Mesed suresinde bildirildiğine göre, Ebu Leheb zengin bir insandı. Peygamber Efendimiz sekiz yaşındayken dedesi Abdülmuttalib hastalandı ve çocuklarını toplayıp Hz Muhammed’in velayetini içlerinden birine devretmek sitediğini söyledi. Ebu Leheb bu iş için günüllü olduysa da Abdülmuttalib bunu kabul etmedi.
Hz. Muhammed (s.a.v) İslam’ı açıkça tebliğ etmeye başladı zaman ona karşı çıkarak mücadeleye başladı. Ebu Lehep ve eşi Peygamber’e ve İslam’a olan düşmanlıkları nedeniyle peşinden gider, ona taş atar veya yoluna diken, çalı, çırpı ve çöp toplayarak yoluna dökerlerdi.
Hz Peygamber’in sözlerini kabul eden herkesle konuşur ve onları caydırmak için Peygamber Efendimiz’e iftiralar atarlardı.
Sonuç olarak Ebu Leheb çiçek hastalığına yakalanarak öldü. Çiçek hastalığının kendilerine de bulaşacağı korkusuyla ailesinden hiç kimse ona yaklaşmadı. Cenazesi Mekke’den çıkarıldı ve üzerini örtmek için uzaktan taş atıldı.

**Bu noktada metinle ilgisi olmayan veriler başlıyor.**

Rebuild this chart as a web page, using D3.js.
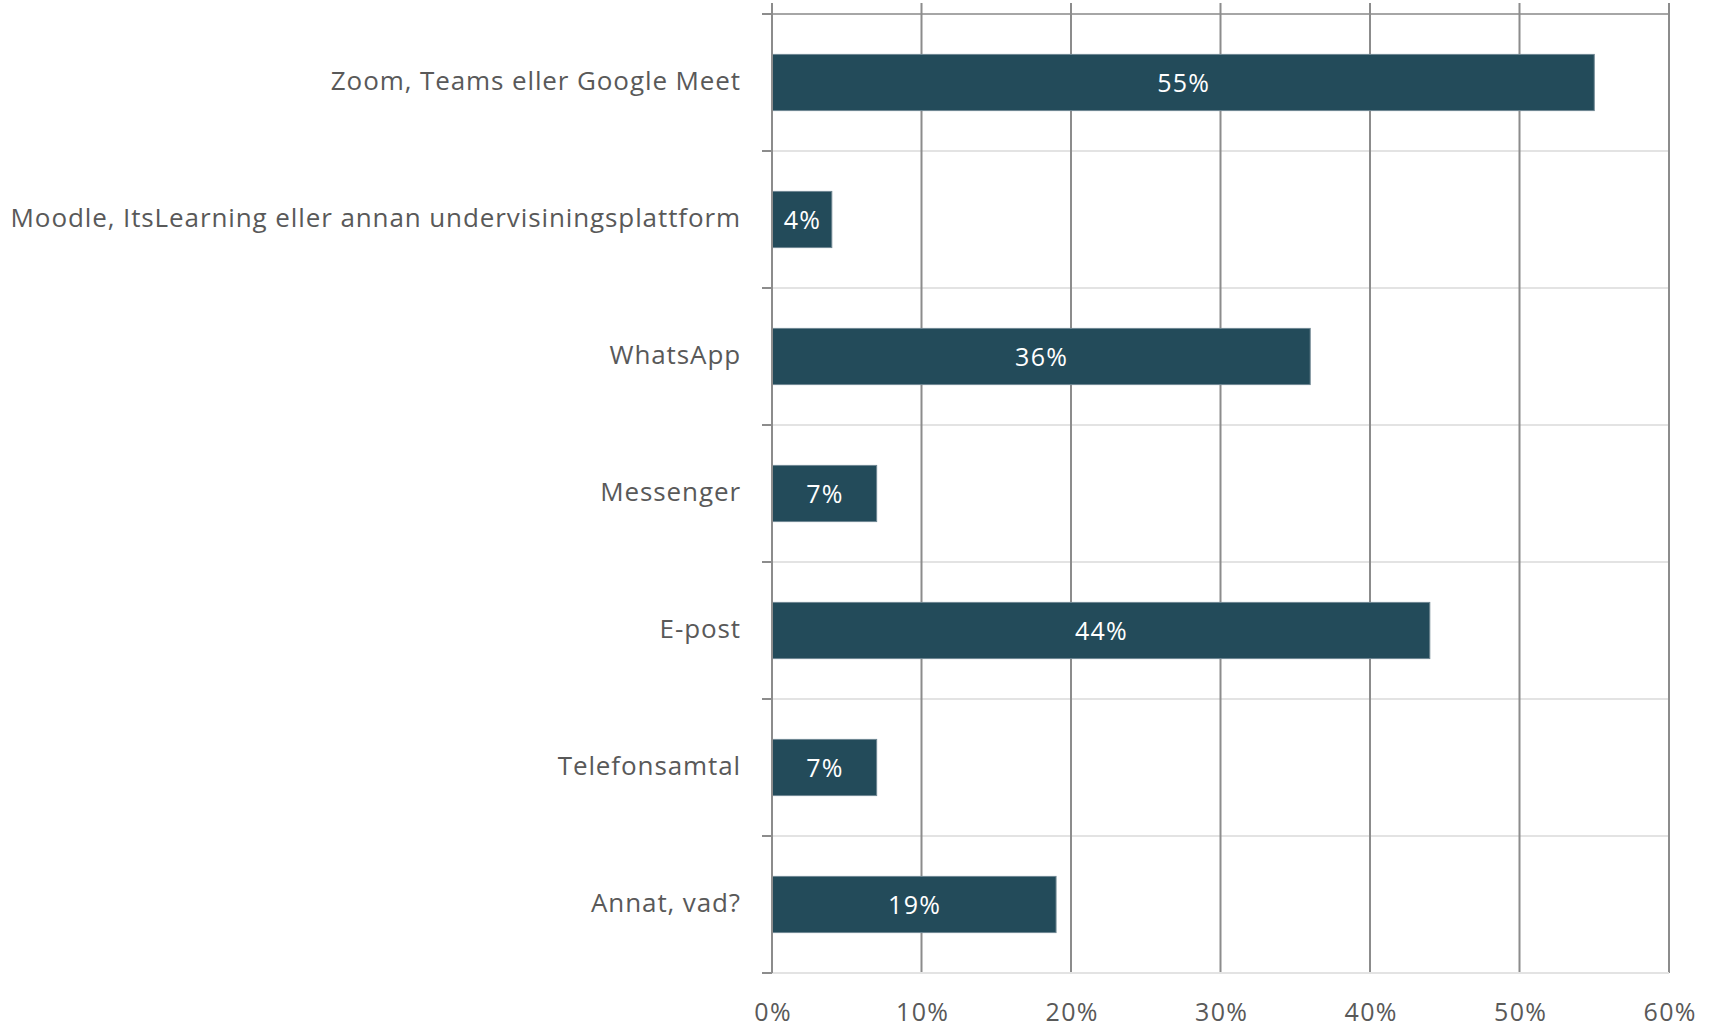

Eşi Ümmü Cemil Mesed suresinde Hz. Peygamber’e eziyet etmek maksadıyla diken, çalı çırpı toplayıp geceleyin peygamberin yoluna serdiği için “odun taşıyan” diye çevirenler de vardır. Bu ibaret dedikodu yapıp söz taşıyan anlamında da olup hata ve günahlarını yüklenip taşıdığından dolayı mecazi anlamda “yanacağı cehennem için kendi odununu kendisi taşıyan” olarak da nitelendirilir.